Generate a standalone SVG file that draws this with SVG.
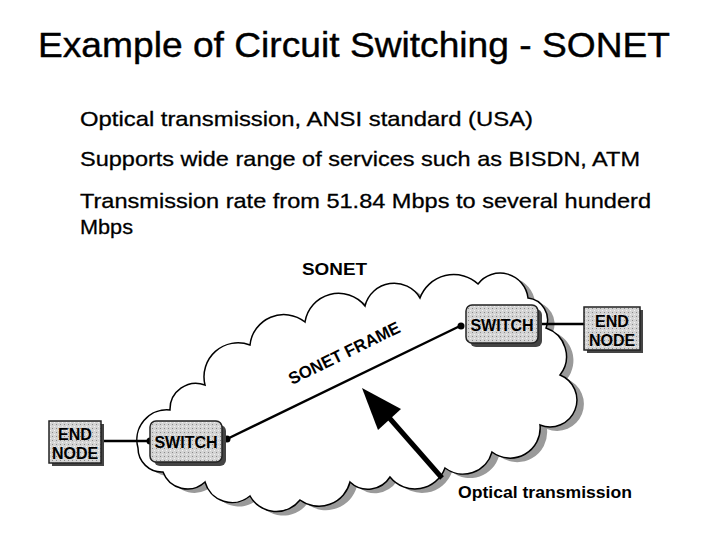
<svg xmlns="http://www.w3.org/2000/svg" width="720" height="540" viewBox="0 0 720 540">
<style>
.t{font-family:"Liberation Sans",Arial,sans-serif;fill:#000}
.title{font-size:35px;stroke:#000;stroke-width:0.4}
.body{font-size:21px;stroke:#000;stroke-width:0.3}
.b{font-weight:bold}
.lbl{font-family:"Liberation Sans",Arial,sans-serif;font-weight:bold;font-size:16px;fill:#000;text-anchor:middle}
.box{fill:#cfcfcf;stroke:#222;stroke-width:1.5}
.shadow{fill:#444}
.wire{stroke:#000;stroke-width:2.5;fill:none}
</style>
<defs>
<pattern id="dots" width="4" height="4" patternUnits="userSpaceOnUse">
<rect width="4" height="4" fill="#d4d4d4"/>
<rect x="0" y="0" width="1" height="1" fill="#8a8a8a"/>
<rect x="2" y="2" width="1" height="1" fill="#f2f2f2"/>
</pattern>
<path id="cloudPath" d="M138,448 A30,30 0 0 1 170,410 A26,26 0 0 1 205,385 A34,34 0 0 1 250,345 A34,34 0 0 1 305,322 A34,34 0 0 1 365,306 A30,30 0 0 1 420,298 A36,36 0 0 1 478,284 A28,28 0 0 1 528,298 A22,22 0 0 1 546,328 A30,30 0 0 1 560,375 A26,26 0 0 1 540,425 A30,30 0 0 1 492,452 A30,30 0 0 1 445,468 A32,32 0 0 1 390,477 A26,26 0 0 1 350,482 A32,32 0 0 1 300,500 A30,30 0 0 1 250,496 A28,28 0 0 1 205,482 A26,26 0 0 1 163,472 A24,24 0 0 1 138,448 Z"/>
</defs>
<rect width="720" height="540" fill="#fff"/>

<g id="title">
<text class="t title" x="38" y="57" textLength="632" lengthAdjust="spacingAndGlyphs">Example of Circuit Switching - SONET</text>
</g>
<g id="bullets">
<text class="t body" x="80" y="126" textLength="453" lengthAdjust="spacingAndGlyphs">Optical transmission, ANSI standard (USA)</text>
<text class="t body" x="80" y="166" textLength="560" lengthAdjust="spacingAndGlyphs">Supports wide range of services such as BISDN, ATM</text>
<text class="t body" x="80" y="208" textLength="571" lengthAdjust="spacingAndGlyphs">Transmission rate from 51.84 Mbps to several hunderd</text>
<text class="t body" x="80" y="234" textLength="53" lengthAdjust="spacingAndGlyphs">Mbps</text>
</g>
<g id="sonet-label">
<text class="t b" x="302" y="275" font-size="17" textLength="65" lengthAdjust="spacingAndGlyphs">SONET</text>
</g>

<g id="cloud">
<use href="#cloudPath" transform="translate(7,4)" fill="#9a9a9a"/>
<use href="#cloudPath" fill="#fff" stroke="#000" stroke-width="1.5"/>
</g>

<g id="connectors">
<line class="wire" x1="101" y1="441" x2="150" y2="441"/>
<line class="wire" x1="227" y1="439" x2="460" y2="326"/>
<line class="wire" x1="540" y1="324" x2="584" y2="324"/>
<circle cx="150" cy="441" r="3.5" fill="#000"/>
<circle cx="227" cy="439" r="3.5" fill="#000"/>
<circle cx="461" cy="326" r="3.5" fill="#000"/>
</g>

<g id="frame-label">
<text class="t b" font-size="17" transform="translate(292,385) rotate(-26)" textLength="122" lengthAdjust="spacingAndGlyphs">SONET FRAME</text>
</g>

<g id="switch-left">
<rect x="154" y="425" width="72" height="41" rx="6" class="shadow"/>
<rect x="150" y="421" width="72" height="41" rx="6" class="box" style="fill:url(#dots)"/>
<text class="lbl" x="186" y="448">SWITCH</text>
</g>
<g id="switch-right">
<rect x="470" y="309" width="72" height="38" rx="6" class="shadow"/>
<rect x="466" y="305" width="72" height="38" rx="6" class="box" style="fill:url(#dots)"/>
<text class="lbl" x="502" y="331">SWITCH</text>
</g>
<g id="endnode-left">
<rect x="52" y="424" width="52" height="42" class="shadow"/>
<rect x="49" y="421" width="52" height="42" class="box" style="fill:url(#dots)"/>
<text class="lbl" x="75" y="440">END</text>
<text class="lbl" x="75" y="459">NODE</text>
</g>
<g id="endnode-right">
<rect x="587" y="310" width="56" height="43" class="shadow"/>
<rect x="584" y="307" width="56" height="43" class="box" style="fill:url(#dots)"/>
<text class="lbl" x="612" y="327">END</text>
<text class="lbl" x="612" y="346">NODE</text>
</g>

<g id="optical-arrow">
<line x1="442" y1="478" x2="385" y2="413" stroke="#000" stroke-width="5"/>
<polygon points="362,388 401,409 378,430" fill="#000"/>
<text class="t b" x="458" y="498" font-size="16" textLength="174" lengthAdjust="spacingAndGlyphs">Optical transmission</text>
</g>
</svg>
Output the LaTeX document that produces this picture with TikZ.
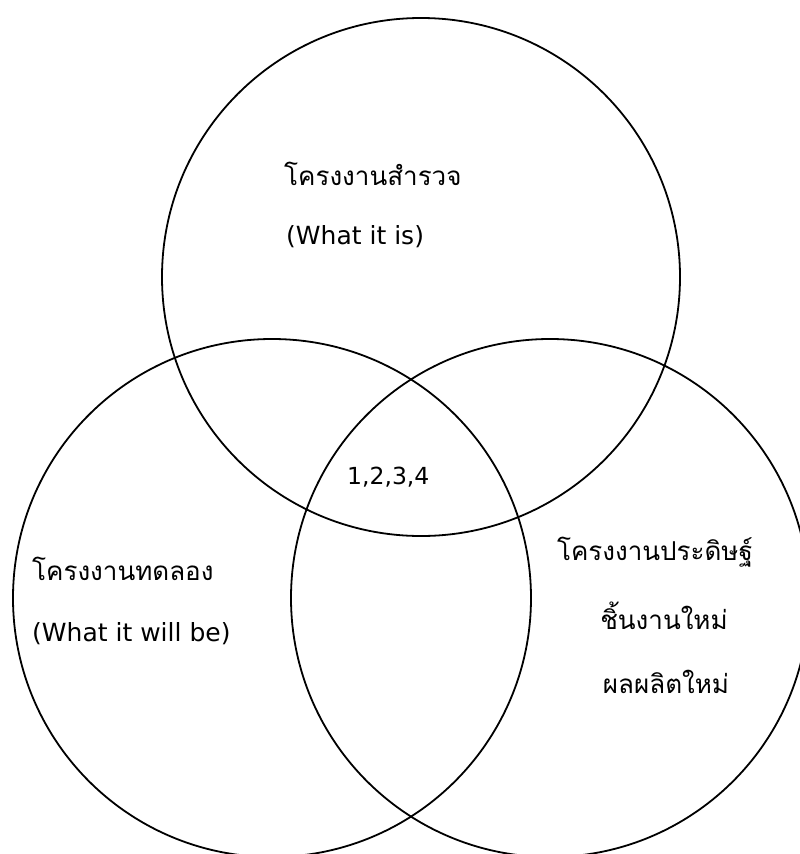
\documentclass[tikz,border=0pt]{standalone}
\usepackage{fontspec}
\newfontfamily\thaifont[Script=Thai]{Loma}
\newfontfamily\latinfont{DejaVu Sans}
\usepackage{tikz}
\newcommand{\vennset}[2] {\node at (#1) (#2) [circle, draw, line width=1.8pt, minimum size=518pt, inner sep=0pt] {};}
\newcommand{\vennthai}[4] {\node at (#1) (#2) [anchor=#4, inner sep=0pt, font=\thaifont\fontsize{26}{30}\selectfont] {#3};}
\newcommand{\vennlatin}[4] {\node at (#1) (#2) [anchor=west, inner sep=0pt, font=\latinfont\fontsize{#4}{30}\selectfont] {#3};}

\begin{document}
\begin{tikzpicture}[x=1pt, y=-1pt]
\useasboundingbox (0,0) rectangle (800,854);
\clip (0,0) rectangle (800,854);

\vennset {421,277} {survey};
\vennset {272,598} {experiment};
\vennset {550,598} {invention};

\vennthai {284,174} {surveyname} {โครงงานสำรวจ} {west};
\vennlatin {286,237} {surveynote} {(What it is)} {25};
\vennlatin {347,477} {common} {1,2,3,4} {23.5};
\vennthai {32,569} {experimentname} {โครงงานทดลอง} {west};
\vennlatin {32,634} {experimentnote} {(What it will be)} {25};
\vennthai {655,552} {inventionname} {โครงงานประดิษฐ์} {center};
\vennthai {664,616} {inventionpiece} {ชิ้นงานใหม่} {center};
\vennthai {666,682} {inventionproduct} {ผลผลิตใหม่} {center};

\end{tikzpicture}
\end{document}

--*--

SHORT PROBLEM
Print out the whole of the material word for word, without pictures.

FULL ANSWER
Generate a standalone SVG file that draws this with SVG.
<svg xmlns="http://www.w3.org/2000/svg" width="720" height="540" viewBox="0 0 720 540">
<style>
.t{font-family:"Liberation Sans",Arial,sans-serif;fill:#000}
.title{font-size:35px;stroke:#000;stroke-width:0.4}
.body{font-size:21px;stroke:#000;stroke-width:0.3}
.b{font-weight:bold}
.lbl{font-family:"Liberation Sans",Arial,sans-serif;font-weight:bold;font-size:16px;fill:#000;text-anchor:middle}
.box{fill:#cfcfcf;stroke:#222;stroke-width:1.5}
.shadow{fill:#444}
.wire{stroke:#000;stroke-width:2.5;fill:none}
</style>
<defs>
<pattern id="dots" width="4" height="4" patternUnits="userSpaceOnUse">
<rect width="4" height="4" fill="#d4d4d4"/>
<rect x="0" y="0" width="1" height="1" fill="#8a8a8a"/>
<rect x="2" y="2" width="1" height="1" fill="#f2f2f2"/>
</pattern>
<path id="cloudPath" d="M138,448 A30,30 0 0 1 170,410 A26,26 0 0 1 205,385 A34,34 0 0 1 250,345 A34,34 0 0 1 305,322 A34,34 0 0 1 365,306 A30,30 0 0 1 420,298 A36,36 0 0 1 478,284 A28,28 0 0 1 528,298 A22,22 0 0 1 546,328 A30,30 0 0 1 560,375 A26,26 0 0 1 540,425 A30,30 0 0 1 492,452 A30,30 0 0 1 445,468 A32,32 0 0 1 390,477 A26,26 0 0 1 350,482 A32,32 0 0 1 300,500 A30,30 0 0 1 250,496 A28,28 0 0 1 205,482 A26,26 0 0 1 163,472 A24,24 0 0 1 138,448 Z"/>
</defs>
<rect width="720" height="540" fill="#fff"/>

<g id="title">
<text class="t title" x="38" y="57" textLength="632" lengthAdjust="spacingAndGlyphs">Example of Circuit Switching - SONET</text>
</g>
<g id="bullets">
<text class="t body" x="80" y="126" textLength="453" lengthAdjust="spacingAndGlyphs">Optical transmission, ANSI standard (USA)</text>
<text class="t body" x="80" y="166" textLength="560" lengthAdjust="spacingAndGlyphs">Supports wide range of services such as BISDN, ATM</text>
<text class="t body" x="80" y="208" textLength="571" lengthAdjust="spacingAndGlyphs">Transmission rate from 51.84 Mbps to several hunderd</text>
<text class="t body" x="80" y="234" textLength="53" lengthAdjust="spacingAndGlyphs">Mbps</text>
</g>
<g id="sonet-label">
<text class="t b" x="302" y="275" font-size="17" textLength="65" lengthAdjust="spacingAndGlyphs">SONET</text>
</g>

<g id="cloud">
<use href="#cloudPath" transform="translate(7,4)" fill="#9a9a9a"/>
<use href="#cloudPath" fill="#fff" stroke="#000" stroke-width="1.5"/>
</g>

<g id="connectors">
<line class="wire" x1="101" y1="441" x2="150" y2="441"/>
<line class="wire" x1="227" y1="439" x2="460" y2="326"/>
<line class="wire" x1="540" y1="324" x2="584" y2="324"/>
<circle cx="150" cy="441" r="3.5" fill="#000"/>
<circle cx="227" cy="439" r="3.5" fill="#000"/>
<circle cx="461" cy="326" r="3.5" fill="#000"/>
</g>

<g id="frame-label">
<text class="t b" font-size="17" transform="translate(292,385) rotate(-26)" textLength="122" lengthAdjust="spacingAndGlyphs">SONET FRAME</text>
</g>

<g id="switch-left">
<rect x="154" y="425" width="72" height="41" rx="6" class="shadow"/>
<rect x="150" y="421" width="72" height="41" rx="6" class="box" style="fill:url(#dots)"/>
<text class="lbl" x="186" y="448">SWITCH</text>
</g>
<g id="switch-right">
<rect x="470" y="309" width="72" height="38" rx="6" class="shadow"/>
<rect x="466" y="305" width="72" height="38" rx="6" class="box" style="fill:url(#dots)"/>
<text class="lbl" x="502" y="331">SWITCH</text>
</g>
<g id="endnode-left">
<rect x="52" y="424" width="52" height="42" class="shadow"/>
<rect x="49" y="421" width="52" height="42" class="box" style="fill:url(#dots)"/>
<text class="lbl" x="75" y="440">END</text>
<text class="lbl" x="75" y="459">NODE</text>
</g>
<g id="endnode-right">
<rect x="587" y="310" width="56" height="43" class="shadow"/>
<rect x="584" y="307" width="56" height="43" class="box" style="fill:url(#dots)"/>
<text class="lbl" x="612" y="327">END</text>
<text class="lbl" x="612" y="346">NODE</text>
</g>

<g id="optical-arrow">
<line x1="442" y1="478" x2="385" y2="413" stroke="#000" stroke-width="5"/>
<polygon points="362,388 401,409 378,430" fill="#000"/>
<text class="t b" x="458" y="498" font-size="16" textLength="174" lengthAdjust="spacingAndGlyphs">Optical transmission</text>
</g>
</svg>
Output the LaTeX document that produces this picture with TikZ.
\documentclass[tikz,border=0pt]{standalone}
\usepackage{fontspec}
\newfontfamily\thaifont[Script=Thai]{Loma}
\newfontfamily\latinfont{DejaVu Sans}
\usepackage{tikz}
\newcommand{\vennset}[2] {\node at (#1) (#2) [circle, draw, line width=1.8pt, minimum size=518pt, inner sep=0pt] {};}
\newcommand{\vennthai}[4] {\node at (#1) (#2) [anchor=#4, inner sep=0pt, font=\thaifont\fontsize{26}{30}\selectfont] {#3};}
\newcommand{\vennlatin}[4] {\node at (#1) (#2) [anchor=west, inner sep=0pt, font=\latinfont\fontsize{#4}{30}\selectfont] {#3};}

\begin{document}
\begin{tikzpicture}[x=1pt, y=-1pt]
\useasboundingbox (0,0) rectangle (800,854);
\clip (0,0) rectangle (800,854);

\vennset {421,277} {survey};
\vennset {272,598} {experiment};
\vennset {550,598} {invention};

\vennthai {284,174} {surveyname} {โครงงานสำรวจ} {west};
\vennlatin {286,237} {surveynote} {(What it is)} {25};
\vennlatin {347,477} {common} {1,2,3,4} {23.5};
\vennthai {32,569} {experimentname} {โครงงานทดลอง} {west};
\vennlatin {32,634} {experimentnote} {(What it will be)} {25};
\vennthai {655,552} {inventionname} {โครงงานประดิษฐ์} {center};
\vennthai {664,616} {inventionpiece} {ชิ้นงานใหม่} {center};
\vennthai {666,682} {inventionproduct} {ผลผลิตใหม่} {center};

\end{tikzpicture}
\end{document}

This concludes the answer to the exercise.